Michael Hanby has a long piece that is well worth reading on the future of American Christendom over at First Things. I am mostly in agreement with what Hanby writes here — I am one of the radicals he describes, as I think the problem resides less in the sexual revolution itself than in the entire intellectual and confessional nature of modernity, and it’s inability to deal with pluralism.
And Rod Dreher deals with this piece in greater detail. I have things to say about marriage, which I swear I will get to on Monday.

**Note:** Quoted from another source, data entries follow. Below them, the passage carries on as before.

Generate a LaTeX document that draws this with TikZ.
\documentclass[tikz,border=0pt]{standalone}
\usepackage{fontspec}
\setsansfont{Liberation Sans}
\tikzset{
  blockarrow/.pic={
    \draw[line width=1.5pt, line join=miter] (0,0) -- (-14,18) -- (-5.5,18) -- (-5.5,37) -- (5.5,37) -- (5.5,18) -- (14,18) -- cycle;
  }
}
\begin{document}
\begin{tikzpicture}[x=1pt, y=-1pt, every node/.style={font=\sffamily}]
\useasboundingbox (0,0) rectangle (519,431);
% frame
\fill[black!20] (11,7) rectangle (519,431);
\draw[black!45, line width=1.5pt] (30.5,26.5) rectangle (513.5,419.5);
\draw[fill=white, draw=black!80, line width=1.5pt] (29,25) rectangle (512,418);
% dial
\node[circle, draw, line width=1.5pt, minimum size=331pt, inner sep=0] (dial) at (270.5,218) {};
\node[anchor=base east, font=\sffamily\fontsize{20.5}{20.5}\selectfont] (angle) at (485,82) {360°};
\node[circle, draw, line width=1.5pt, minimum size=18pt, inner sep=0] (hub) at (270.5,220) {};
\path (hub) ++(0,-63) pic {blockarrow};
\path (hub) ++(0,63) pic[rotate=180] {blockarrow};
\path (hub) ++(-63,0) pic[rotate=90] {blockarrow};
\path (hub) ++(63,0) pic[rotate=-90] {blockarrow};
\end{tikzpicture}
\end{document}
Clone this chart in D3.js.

However, I have a concern with something Hanby writes early on in the piece:
All notions of justice presuppose ontology and anthropology, and so a revolution in fundamental anthropology will invariably transform the meaning and content of justice and bring about its own morality. We are beginning to feel the force of this transformation in civil society and the political order. Court decisions invalidating traditional marriage law fall from the sky like rain. The regulatory state and ubiquitous new global media throw their ever increasing weight behind the new understanding of marriage and its implicit anthropology, which treats our bodies as raw material to be used as we see fit. [Emphasis mine – CHF] Today a rigorous new public morality inverts and supplants the residuum of our Christian moral inheritance.
I agree with the notion he puts forth that late modernity puts forth a vision of human beings “as raw material to be used as we see fit.” But this isn’t just a problem with the sexual revolution — it is a problem with all of industrial mass modernity, and it was inherent in the entire scientific endeavor in the first place (as Hanby notes). Conservatives can see this when it comes to sex, but are utterly oblivious to people as “raw material” when it comes to economics. Or anything else.
Because this is how mass modernity — the modernity of the industrial revolution, of imperial Europe, of mass society and democracy, of science and progress — views human beings. We are widgets made of meat to be used and discarded. We are economic or social inputs, and the only value we have is what comes out in the end. What someone can buy.
Hanby, and some other conservatives I think, are belatedly beginning to discover that you cannot have a genteel and morally restrained modernity. If people are “raw material” in one way — free to be exploited and used and consumed and discarded by capitalists and industrialists and governments who view them solely (or largely) as costs or inputs into an industrial production process — then why are those same people completely unfree to view themselves as commodities? If I am a mere thing that produces and consumes — and our entire civilization has been structured this way — then why should I be expected to be anything more than a mere thing to myself?
If I can be exploited — to the point of death — by my employer, by my government, by any myriad of commercial relationships, then why am I completely unfree to exploit myself?
One of the reasons I have long supported some version of The Benedict Option is simply because the truth claims the church makes about who human beings are — and these stem from our primary claims of “Jesus Christ is Lord” and “He rose from the dead” — are irreconcilable with the truth claims modernity makes. We need to live like people for whom this confession is true, is real, and matters more than anything a human being could confess. Handy gets this, I think. I fear too many other conservatives will not (and do not), and seek not a resurrected church preaching and confessing true faith, but merely a restored social order in which the church is still subsidiary to a state and a society where people are still looked upon as consumable and disposable “raw material” for everything other than family making.